*PROBLEM REQUIREMENTS*.
Would you copy out the whole listing exactly as given?

*AVAILABLE DATA*.

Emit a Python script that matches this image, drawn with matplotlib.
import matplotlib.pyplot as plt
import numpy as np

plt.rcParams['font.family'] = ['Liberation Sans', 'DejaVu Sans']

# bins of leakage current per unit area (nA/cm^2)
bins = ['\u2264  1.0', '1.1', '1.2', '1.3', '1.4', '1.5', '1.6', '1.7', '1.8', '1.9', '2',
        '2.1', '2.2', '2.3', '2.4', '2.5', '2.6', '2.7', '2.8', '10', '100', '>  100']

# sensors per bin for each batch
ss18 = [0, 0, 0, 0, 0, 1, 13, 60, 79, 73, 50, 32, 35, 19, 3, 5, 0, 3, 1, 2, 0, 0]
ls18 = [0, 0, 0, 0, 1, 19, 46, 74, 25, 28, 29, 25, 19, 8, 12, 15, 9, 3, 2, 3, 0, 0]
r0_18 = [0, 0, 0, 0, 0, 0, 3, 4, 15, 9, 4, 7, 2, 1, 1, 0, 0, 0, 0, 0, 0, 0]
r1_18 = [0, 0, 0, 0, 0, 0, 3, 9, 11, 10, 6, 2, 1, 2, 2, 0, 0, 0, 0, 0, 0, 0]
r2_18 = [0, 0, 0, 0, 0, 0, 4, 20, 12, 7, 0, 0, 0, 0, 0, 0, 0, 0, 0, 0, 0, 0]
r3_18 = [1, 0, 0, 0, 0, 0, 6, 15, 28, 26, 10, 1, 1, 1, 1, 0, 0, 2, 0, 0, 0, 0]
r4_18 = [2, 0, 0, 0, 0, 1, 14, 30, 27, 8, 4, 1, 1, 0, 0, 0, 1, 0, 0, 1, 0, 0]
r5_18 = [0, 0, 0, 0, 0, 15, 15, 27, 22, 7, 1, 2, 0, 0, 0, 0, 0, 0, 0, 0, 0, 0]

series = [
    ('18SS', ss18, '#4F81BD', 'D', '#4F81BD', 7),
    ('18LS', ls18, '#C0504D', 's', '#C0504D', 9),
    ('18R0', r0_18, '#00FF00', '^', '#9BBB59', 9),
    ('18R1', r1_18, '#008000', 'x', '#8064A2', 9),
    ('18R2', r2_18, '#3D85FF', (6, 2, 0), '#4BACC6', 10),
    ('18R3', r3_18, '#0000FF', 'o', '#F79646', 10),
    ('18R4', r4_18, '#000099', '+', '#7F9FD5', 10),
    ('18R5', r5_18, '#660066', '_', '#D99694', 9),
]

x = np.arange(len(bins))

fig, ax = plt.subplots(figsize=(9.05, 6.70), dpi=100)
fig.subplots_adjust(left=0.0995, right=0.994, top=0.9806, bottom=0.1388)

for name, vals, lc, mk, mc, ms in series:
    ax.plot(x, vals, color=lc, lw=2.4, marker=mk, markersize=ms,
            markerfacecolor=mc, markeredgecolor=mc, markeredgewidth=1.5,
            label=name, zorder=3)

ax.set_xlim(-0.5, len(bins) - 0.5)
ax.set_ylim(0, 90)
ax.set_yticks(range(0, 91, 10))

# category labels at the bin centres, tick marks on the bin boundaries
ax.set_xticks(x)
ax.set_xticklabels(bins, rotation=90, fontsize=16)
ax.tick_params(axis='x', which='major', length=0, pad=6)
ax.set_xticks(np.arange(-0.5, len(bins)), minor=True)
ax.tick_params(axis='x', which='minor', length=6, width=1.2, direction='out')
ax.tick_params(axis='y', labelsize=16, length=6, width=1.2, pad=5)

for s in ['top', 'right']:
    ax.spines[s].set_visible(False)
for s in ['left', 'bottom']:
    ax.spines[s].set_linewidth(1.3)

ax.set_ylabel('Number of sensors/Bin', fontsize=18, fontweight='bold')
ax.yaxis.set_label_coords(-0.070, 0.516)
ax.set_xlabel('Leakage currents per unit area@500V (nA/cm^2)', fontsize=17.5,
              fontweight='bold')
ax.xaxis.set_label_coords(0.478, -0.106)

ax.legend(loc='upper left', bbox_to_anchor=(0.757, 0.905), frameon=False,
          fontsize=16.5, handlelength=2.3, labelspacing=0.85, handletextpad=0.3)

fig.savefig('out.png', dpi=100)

*PROBLEM SOLUTION*.
Emit a Python script that matches this image, drawn with matplotlib.
import matplotlib.pyplot as plt
import numpy as np

plt.rcParams['font.family'] = ['Liberation Sans', 'DejaVu Sans']

# bins of leakage current per unit area (nA/cm^2)
bins = ['\u2264  1.0', '1.1', '1.2', '1.3', '1.4', '1.5', '1.6', '1.7', '1.8', '1.9', '2',
        '2.1', '2.2', '2.3', '2.4', '2.5', '2.6', '2.7', '2.8', '10', '100', '>  100']

# sensors per bin for each batch
ss18 = [0, 0, 0, 0, 0, 1, 13, 60, 79, 73, 50, 32, 35, 19, 3, 5, 0, 3, 1, 2, 0, 0]
ls18 = [0, 0, 0, 0, 1, 19, 46, 74, 25, 28, 29, 25, 19, 8, 12, 15, 9, 3, 2, 3, 0, 0]
r0_18 = [0, 0, 0, 0, 0, 0, 3, 4, 15, 9, 4, 7, 2, 1, 1, 0, 0, 0, 0, 0, 0, 0]
r1_18 = [0, 0, 0, 0, 0, 0, 3, 9, 11, 10, 6, 2, 1, 2, 2, 0, 0, 0, 0, 0, 0, 0]
r2_18 = [0, 0, 0, 0, 0, 0, 4, 20, 12, 7, 0, 0, 0, 0, 0, 0, 0, 0, 0, 0, 0, 0]
r3_18 = [1, 0, 0, 0, 0, 0, 6, 15, 28, 26, 10, 1, 1, 1, 1, 0, 0, 2, 0, 0, 0, 0]
r4_18 = [2, 0, 0, 0, 0, 1, 14, 30, 27, 8, 4, 1, 1, 0, 0, 0, 1, 0, 0, 1, 0, 0]
r5_18 = [0, 0, 0, 0, 0, 15, 15, 27, 22, 7, 1, 2, 0, 0, 0, 0, 0, 0, 0, 0, 0, 0]

series = [
    ('18SS', ss18, '#4F81BD', 'D', '#4F81BD', 7),
    ('18LS', ls18, '#C0504D', 's', '#C0504D', 9),
    ('18R0', r0_18, '#00FF00', '^', '#9BBB59', 9),
    ('18R1', r1_18, '#008000', 'x', '#8064A2', 9),
    ('18R2', r2_18, '#3D85FF', (6, 2, 0), '#4BACC6', 10),
    ('18R3', r3_18, '#0000FF', 'o', '#F79646', 10),
    ('18R4', r4_18, '#000099', '+', '#7F9FD5', 10),
    ('18R5', r5_18, '#660066', '_', '#D99694', 9),
]

x = np.arange(len(bins))

fig, ax = plt.subplots(figsize=(9.05, 6.70), dpi=100)
fig.subplots_adjust(left=0.0995, right=0.994, top=0.9806, bottom=0.1388)

for name, vals, lc, mk, mc, ms in series:
    ax.plot(x, vals, color=lc, lw=2.4, marker=mk, markersize=ms,
            markerfacecolor=mc, markeredgecolor=mc, markeredgewidth=1.5,
            label=name, zorder=3)

ax.set_xlim(-0.5, len(bins) - 0.5)
ax.set_ylim(0, 90)
ax.set_yticks(range(0, 91, 10))

# category labels at the bin centres, tick marks on the bin boundaries
ax.set_xticks(x)
ax.set_xticklabels(bins, rotation=90, fontsize=16)
ax.tick_params(axis='x', which='major', length=0, pad=6)
ax.set_xticks(np.arange(-0.5, len(bins)), minor=True)
ax.tick_params(axis='x', which='minor', length=6, width=1.2, direction='out')
ax.tick_params(axis='y', labelsize=16, length=6, width=1.2, pad=5)

for s in ['top', 'right']:
    ax.spines[s].set_visible(False)
for s in ['left', 'bottom']:
    ax.spines[s].set_linewidth(1.3)

ax.set_ylabel('Number of sensors/Bin', fontsize=18, fontweight='bold')
ax.yaxis.set_label_coords(-0.070, 0.516)
ax.set_xlabel('Leakage currents per unit area@500V (nA/cm^2)', fontsize=17.5,
              fontweight='bold')
ax.xaxis.set_label_coords(0.478, -0.106)

ax.legend(loc='upper left', bbox_to_anchor=(0.757, 0.905), frameon=False,
          fontsize=16.5, handlelength=2.3, labelspacing=0.85, handletextpad=0.3)

fig.savefig('out.png', dpi=100)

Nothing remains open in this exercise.